Towards the end of Sup with the Devil, Courtney is torn. She suspects her husband embezzled from her family but she likes him. She makes the decision that she was no longer going to hold him at bay for “to sup with the devil might hold an element of excitement”.

to sup with the devil might hold an element of excitement

This metaphor invites you to be a risk taker. Life is about using the short spoon when you are supping with the devil. And this is what libraries should be doing.

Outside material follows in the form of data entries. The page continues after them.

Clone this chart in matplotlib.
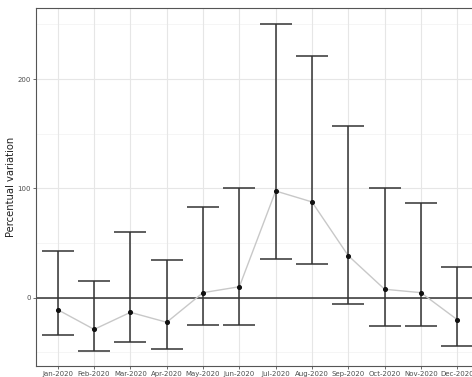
import matplotlib.pyplot as plt
import numpy as np

months = ['Jan-2020', 'Feb-2020', 'Mar-2020', 'Apr-2020', 'May-2020', 'Jun-2020',
          'Jul-2020', 'Aug-2020', 'Sep-2020', 'Oct-2020', 'Nov-2020', 'Dec-2020']
mean = [-11, -29, -13.4, -22.5, 4.6, 10, 97.6, 87.6, 38.4, 7.7, 4.6, -20.1]
upper = [43, 15.3, 59.8, 34.8, 83.3, 100, 250.4, 220.9, 157, 100, 86.6, 27.8]
lower = [-34.4, -49, -40.5, -47, -25.3, -25, 35.1, 30.5, -5.5, -25.9, -25.6, -43.9]

x = np.arange(1, len(months) + 1)
mean = np.array(mean)
yerr = [mean - np.array(lower), np.array(upper) - mean]

fig = plt.figure(figsize=(4.72, 3.77), dpi=100)
ax = fig.add_axes([36 / 472, 11 / 377, 443 / 472, 358 / 377])

# grid like theme_bw
for y in [-50, 50, 150, 250]:
    ax.axhline(y, color='#f2f2f2', lw=0.5, zorder=0)
for y in [0, 100, 200]:
    ax.axhline(y, color='#e6e6e6', lw=0.8, zorder=0)
for xi in x:
    ax.axvline(xi, color='#e6e6e6', lw=0.8, zorder=0)

ax.axhline(0, color='#333333', lw=1.1, zorder=1)
ax.plot(x, mean, color='#c8c8c8', lw=1.0, zorder=2)
ax.errorbar(x, mean, yerr=yerr, fmt='none', ecolor='#333333', elinewidth=1.1,
            capsize=11.5, capthick=1.1, zorder=3)
ax.scatter(x, mean, s=7, color='#111111', zorder=4)

ax.set_xlim(0.4, 12.6)
ax.set_ylim(-62.5, 265)
ax.set_xticks(x)
ax.set_xticklabels(months, fontsize=5, color='#4d4d4d')
ax.set_yticks([0, 100, 200])
ax.set_yticklabels(['0', '100', '200'], fontsize=5, color='#4d4d4d')
ax.tick_params(length=2, width=0.5, color='#333333', pad=1.5)
ax.set_ylabel('Percentual variation', fontsize=7.2, color='#222222')
ax.yaxis.set_label_coords(-0.045, 0.5)
for s in ax.spines.values():
    s.set_color('#555555')
    s.set_linewidth(0.8)

fig.savefig('out.png', dpi=100)
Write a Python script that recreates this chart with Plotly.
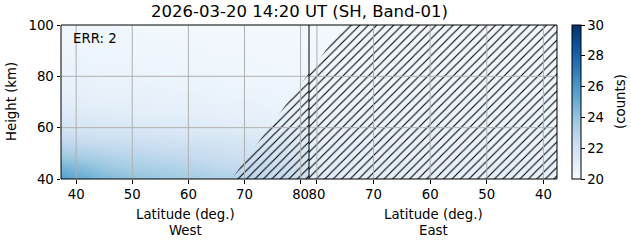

Look for the marginalised reader, look for the marginalised patron and support them and court them.  Discover those ideas that to others are distasteful, that are met with derision and make room for them in your libraries. Find your gamers, hobbyists, hackers and makers. Your homeless, your reenactors, geeks, crafsters and subversives. Look at your emerging communities and do not dismiss your established users. For Raymond Williams tells us that Culture is Ordinary. That “every human society has its own shape and its own purpose, its own meanings. Every human society expresses these, in institutions and in arts and learning”. These institutions are our libraries and libraries are our secular cathedrals and these secular cathedrals should be representing our ordinary culture. As this conference is about Discovery, I ask you to go out, discover the ordinary in our society and use the short spoon to sup with them.

© Vassiliki Veros and Shallowreader, 2012.